Everything Charlie had spoken of Kris been through himself, albeit with a different set of stereotypes, but the issue was the same: people struggled to accept bisexuality, which was precisely why he'd endured almost a year playing DI Mark Lundberg - the bisexual lead in Shadows - and spoken out against bi-erasure in interviews, gone in with the Shadows writer on her new series, and was happy to visit secondary schools as part of an LGBT anti-bullying campaign.

For as much as places like the UK were slowly coming around to the idea that some people are gay, the public, gay and straight alike, struggled to comprehend anything that didn't fit into a nice neat one thing or the other. It needed to start with educating young people, empowering them to be themselves, and to let others be, free from judgement and fear. It was the only way to bring about change in the longer term.
Here endeth today's lesson. ;)

Thanks for reading.
Deb x


  1. I think I've said before, I don't really like Kris. I don't exactly dislike him, I just don't connect with him much, personality-wise. But I do like that he's unapologetic about who he is.

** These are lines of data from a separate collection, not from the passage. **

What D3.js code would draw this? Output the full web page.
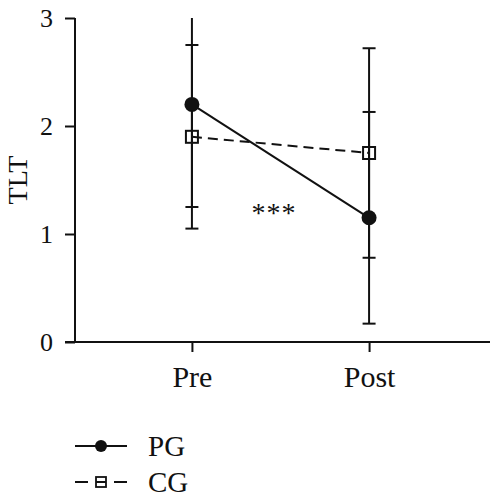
<!DOCTYPE html>
<html>
<head>
<meta charset="utf-8">
<script src="https://cdn.jsdelivr.net/npm/d3@7"></script>
<style>
  html, body { margin: 0; padding: 0; background: #fff; }
  svg { display: block; }
  text { font-family: "Liberation Serif", "Times New Roman", serif; fill: #111; }
</style>
</head>
<body>
<svg id="chart" width="490" height="500"></svg>
<script>
// ---- data ----
const categories = ["Pre", "Post"];
const pgMean = [2.2, 1.15];
const pgSD = [0.95, 0.98];
const cgMean = [1.9, 1.75];
const cgSD = [0.85, 0.97];
const yTicks = [0, 1, 2, 3];
const seriesNames = ["PG", "CG"];
const annotation = "***";
const yLabel = "TLT";

const svg = d3.select("#chart");
const ink = "#111";

const x = d3.scalePoint().domain(categories).range([75, 486]).padding(0.66);
const y = d3.scaleLinear().domain([0, 3]).range([342, 18]);

// ---- axes ----
const yAxis = svg.append("g").attr("transform", "translate(75,0)")
  .call(d3.axisLeft(y).tickValues(yTicks).tickSize(10).tickPadding(12).tickFormat(d3.format("d")));
yAxis.select(".domain").remove();
yAxis.append("line").attr("x1", 0).attr("x2", 0).attr("y1", y(3)).attr("y2", y(0))
  .attr("stroke", ink).attr("stroke-width", 2);
yAxis.selectAll(".tick line").attr("stroke", ink).attr("stroke-width", 2);
yAxis.selectAll(".tick text").attr("font-size", 26).attr("fill", ink);

const xAxis = svg.append("g").attr("transform", "translate(0," + y(0) + ")")
  .call(d3.axisBottom(x).tickSize(10).tickPadding(14));
xAxis.select(".domain").remove();
xAxis.append("line").attr("x1", 65).attr("x2", 490).attr("y1", 0).attr("y2", 0)
  .attr("stroke", ink).attr("stroke-width", 2);
xAxis.selectAll(".tick line").attr("stroke", ink).attr("stroke-width", 2);
xAxis.selectAll(".tick text").attr("font-size", 30).attr("fill", ink);

svg.append("text")
  .attr("transform", "translate(27," + y(1.5) + ") rotate(-90)")
  .attr("text-anchor", "middle").attr("font-size", 28).text(yLabel);

// ---- error bars ----
const capW = 13;
function errorBars(means, sds) {
  const g = svg.append("g");
  categories.forEach((c, i) => {
    const hi = means[i] + sds[i], lo = means[i] - sds[i];
    const top = Math.min(hi, 3);
    g.append("line").attr("x1", x(c)).attr("x2", x(c))
      .attr("y1", y(top)).attr("y2", y(Math.max(lo, 0)))
      .attr("stroke", ink).attr("stroke-width", 2);
    [hi, lo].forEach(v => {
      if (v <= 3 && v >= 0) {
        g.append("line").attr("x1", x(c) - capW / 2).attr("x2", x(c) + capW / 2)
          .attr("y1", y(v)).attr("y2", y(v)).attr("stroke", ink).attr("stroke-width", 2);
      }
    });
  });
}
errorBars(pgMean, pgSD);
errorBars(cgMean, cgSD);

// ---- lines ----
const line = d3.line().x((d, i) => x(categories[i])).y(d => y(d));
svg.append("path").datum(pgMean).attr("d", line)
  .attr("fill", "none").attr("stroke", ink).attr("stroke-width", 2);
svg.append("path").datum(cgMean).attr("d", line)
  .attr("fill", "none").attr("stroke", ink).attr("stroke-width", 2)
  .attr("stroke-dasharray", "10,6");

// ---- markers ----
svg.append("g").selectAll("circle").data(pgMean).join("circle")
  .attr("cx", (d, i) => x(categories[i])).attr("cy", d => y(d)).attr("r", 7.5)
  .attr("fill", ink);
const sq = 12;
svg.append("g").selectAll("rect").data(cgMean).join("rect")
  .attr("x", (d, i) => x(categories[i]) - sq / 2).attr("y", d => y(d) - sq / 2)
  .attr("width", sq).attr("height", sq)
  .attr("fill", "none").attr("stroke", ink).attr("stroke-width", 2);

// ---- annotation ----
svg.append("text").attr("x", 274).attr("y", 222).attr("text-anchor", "middle")
  .attr("font-size", 28).attr("letter-spacing", 1).text(annotation);

// ---- legend ----
const leg = svg.append("g");
const legY = [446, 482];
leg.append("line").attr("x1", 75).attr("x2", 127).attr("y1", legY[0]).attr("y2", legY[0])
  .attr("stroke", ink).attr("stroke-width", 2);
leg.append("circle").attr("cx", 101).attr("cy", legY[0]).attr("r", 6).attr("fill", ink);
leg.append("line").attr("x1", 75).attr("x2", 127).attr("y1", legY[1]).attr("y2", legY[1])
  .attr("stroke", ink).attr("stroke-width", 2).attr("stroke-dasharray", "13,8,10,8,13");
leg.append("rect").attr("x", 96).attr("y", legY[1] - 5).attr("width", 10).attr("height", 10)
  .attr("fill", "none").attr("stroke", ink).attr("stroke-width", 1.8);
leg.selectAll("text.lab").data(seriesNames).join("text").attr("class", "lab")
  .attr("x", 148).attr("y", (d, i) => legY[i] + 9.5).attr("font-size", 29).text(d => d);
</script>
</body>
</html>
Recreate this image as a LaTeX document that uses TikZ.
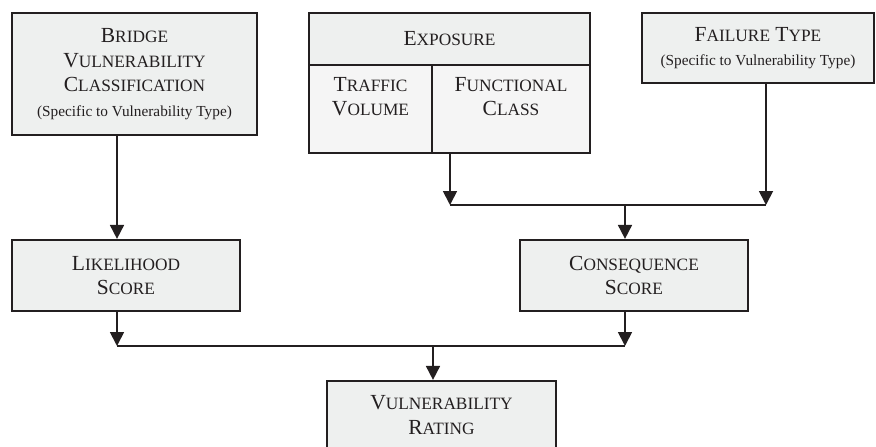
\documentclass[tikz,border=0pt]{standalone}
\usepackage{fontspec}
\setmainfont{Liberation Serif}
\usetikzlibrary{arrows.meta}

\definecolor{boxgray}{RGB}{238,240,239}
\definecolor{cellgray}{RGB}{245,245,245}
\definecolor{ink}{RGB}{35,31,32}

% small capitals by hand: first letter at full size, rest smaller
\newcommand{\capsm}[1]{{\fontsize{17.3}{24.5}\selectfont\MakeUppercase{#1}}}
\newcommand{\paren}[1]{{\fontsize{15.3}{21}\selectfont #1}}

\begin{document}
\begin{tikzpicture}[x=1pt, y=-1pt,
    every node/.style={font=\fontsize{21.5}{24.5}\selectfont, text=ink},
    box/.style={draw=ink, line width=2.2pt, fill=boxgray, align=center, inner sep=0pt},
    cell/.style={box, fill=cellgray},
    flow/.style={draw=ink, line width=1.8pt},
    arr/.style={flow, -{Triangle[length=14pt,width=14pt]}}]
  \useasboundingbox (0,0) rectangle (876,447);

  % top row
  \node[box, minimum width=245, minimum height=122] (bridge) at (134.5,74)
    {B\capsm{ridge}\\ V\capsm{ulnerability}\\ C\capsm{lassification}\\
     \paren{(Specific to Vulnerability Type)}};

  \node[box, minimum width=281, minimum height=52] (expo) at (449.5,39)
    {E\capsm{xposure}};
  \node[cell, minimum width=123, minimum height=88] (traffic) at (370.5,109) {};
  \node[cell, minimum width=158, minimum height=88] (func) at (511,109) {};
  \node[anchor=north, align=center, inner sep=0pt] (trafficlbl)
    at ([yshift=-13]traffic.north) {T\capsm{raffic}\\ V\capsm{olume}};
  \node[anchor=north, align=center, inner sep=0pt] (funclbl)
    at ([yshift=-13]func.north) {F\capsm{unctional}\\ C\capsm{lass}};

  \node[box, minimum width=232, minimum height=70] (fail) at (758,48)
    {F\capsm{ailure} T\capsm{ype}\\ \paren{(Specific to Vulnerability Type)}};

  % scores
  \node[box, minimum width=228, minimum height=71] (like) at (126,275.5)
    {L\capsm{ikelihood}\\ S\capsm{core}};
  \node[box, minimum width=228, minimum height=71] (cons) at (634,275.5)
    {C\capsm{onsequence}\\ S\capsm{core}};

  % result
  \node[box, minimum width=229, minimum height=68] (rating) at (441.5,415)
    {V\capsm{ulnerability}\\ R\capsm{ating}};

  \coordinate (topjoin) at (625,205);
  \coordinate (lowjoin) at (433,346);

  % connectors
  \draw[arr] ([xshift=-17.5]bridge.south) -- ([xshift=-17.5]bridge.south |- like.north);

  \draw[arr] ([xshift=-61]func.south) -- ([xshift=-61]func.south |- topjoin);
  \draw[arr] ([xshift=8]fail.south) -- ([xshift=8]fail.south |- topjoin);
  \draw[flow] ([xshift=-61]func.south |- topjoin) -- ([xshift=8]fail.south |- topjoin);
  \draw[arr] (topjoin) -- (topjoin |- cons.north);

  \draw[arr] ([xshift=-9]like.south) -- ([xshift=-9]like.south |- lowjoin);
  \draw[arr] ([xshift=-9]cons.south) -- ([xshift=-9]cons.south |- lowjoin);
  \draw[flow] ([xshift=-9]like.south |- lowjoin) -- ([xshift=-9]cons.south |- lowjoin);
  \draw[arr] (lowjoin) -- (lowjoin |- rating.north);
\end{tikzpicture}
\end{document}
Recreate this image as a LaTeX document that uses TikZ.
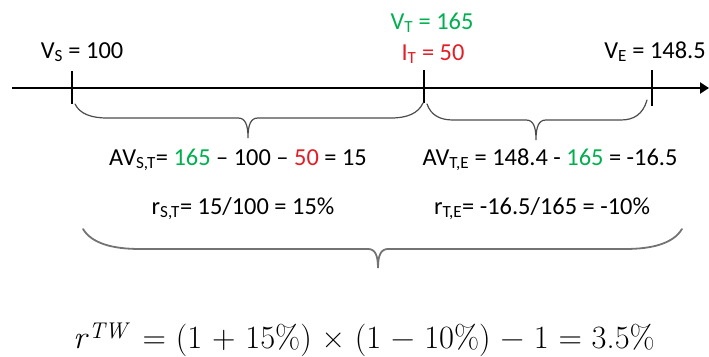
\documentclass[tikz,border=0pt]{standalone}
\usepackage[no-math]{fontspec}
\setmainfont{Carlito}
\newfontfamily\formulafont{Latin Modern Roman}
\usepackage{xcolor}
\usepackage{tikz}
\usetikzlibrary{positioning,arrows.meta}

\definecolor{vgreen}{RGB}{0,176,80}
\definecolor{ired}{RGB}{226,30,38}
\newcommand{\idx}[1]{\textsubscript{#1}}
% brace: [style] x1 y1 x2 y2 xmid ylevel ytip width-of-end-curl
\newcommand{\officebrace}[9][]{%
  \draw[#1] (#2,#3) .. controls ({#2+0.15*#9},{#3+0.7*(#7-#3)}) and ({#2+0.5*#9},#7) .. ({#2+#9},#7)
    -- ({#6-10},#7) .. controls ({#6-3},#7) and (#6,{#7+6}) .. (#6,#8)
    .. controls (#6,{#7+6}) and ({#6+3},#7) .. ({#6+10},#7)
    -- ({#4-#9},#7) .. controls ({#4-0.5*#9},#7) and ({#4-0.15*#9},{#5+0.7*(#7-#5)}) .. (#4,#5);}

\begin{document}
\begin{tikzpicture}[x=1pt,y=-1pt,
  txt/.style={inner sep=0pt,anchor=base,font=\fontsize{24.4}{28}\selectfont},
  axis/.style={line width=2.6pt,-{Triangle[length=9pt,width=11pt]}},
  tick/.style={line width=2.8pt},
  brace/.style={line width=1.2pt,draw=black!70,line cap=round},
  bigbrace/.style={line width=1.8pt,draw=black!55,line cap=round}]
  \useasboundingbox (0,0) rectangle (709,356);

  \coordinate (O) at (12,88);
  \coordinate (X) at (709,88);
  \coordinate (S) at (72,88);
  \coordinate (T) at (424,88);
  \coordinate (E) at (652,88);

  \draw[axis] (O) -- (X);
  \draw[tick] (S) ++(0,-17) -- ++(0,33);
  \draw[tick] (T) ++(0,-18) -- ++(0,33);
  \draw[tick] (E) ++(0,-18) -- ++(0,36);

  \officebrace[brace]{75}{104}{423}{103}{248}{118}{138}{32}
  \officebrace[brace]{427}{104}{647}{100}{536}{120}{140}{26}
  \officebrace[bigbrace]{83}{229}{682}{229}{378}{249}{268}{57}

  \node[txt] (vs) at (82,58) {V\idx{S} = 100};
  \node[txt,text=vgreen] (vt) at (432,29) {V\idx{T} = 165};
  \node[txt,text=ired] (it) at (433,60) {I\idx{T} = 50};
  \node[txt] (ve) at (655,58) {V\idx{E} = 148.5};

  \node[txt] (avst) at (238,165) {AV\idx{S,T}= \textcolor{vgreen}{165} – 100 – \textcolor{ired}{50} = 15};
  \node[txt] (avte) at (550,165) {AV\idx{T,E} = 148.4 - \textcolor{vgreen}{165} = -16.5};
  \node[txt] (rst) at (243,214) {r\idx{S,T}= 15/100 = 15\%};
  \node[txt] (rte) at (542,214) {r\idx{T,E}= -16.5/165 = -10\%};

  \node[inner sep=0pt,anchor=base,font=\formulafont\fontsize{32.5}{39}\selectfont] (rtw) at (364,348)
    {\textit{r}\textsuperscript{\itshape TW}\, = (1 + 15\%) × (1 − 10\%) − 1 = 3.5\%};
\end{tikzpicture}
\end{document}
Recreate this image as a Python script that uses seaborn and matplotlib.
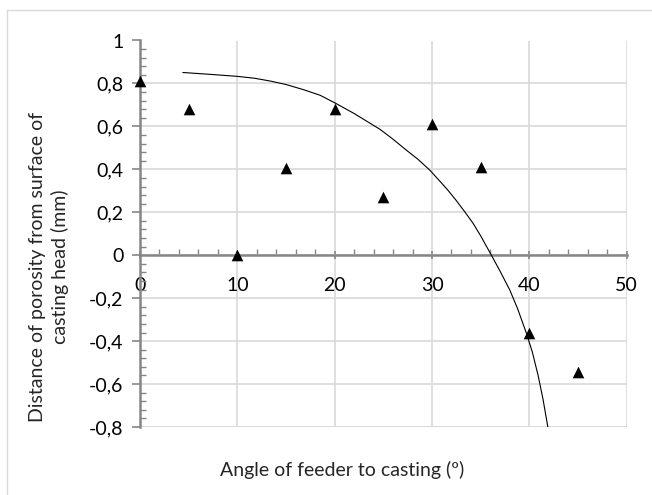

    If anyone is guilty of "author preaching," that would be...well, all of us, actually. When in history has an author NOT done a bit of preachin'? Most of us have at least something we're passionate enough to write about it. Sometimes that can be misguided or done badly, but if we really don't care about anything, there's not much left to build a novel on anyway.

    If anyone thinks you're preachy, they should probably stay far away from anything I write.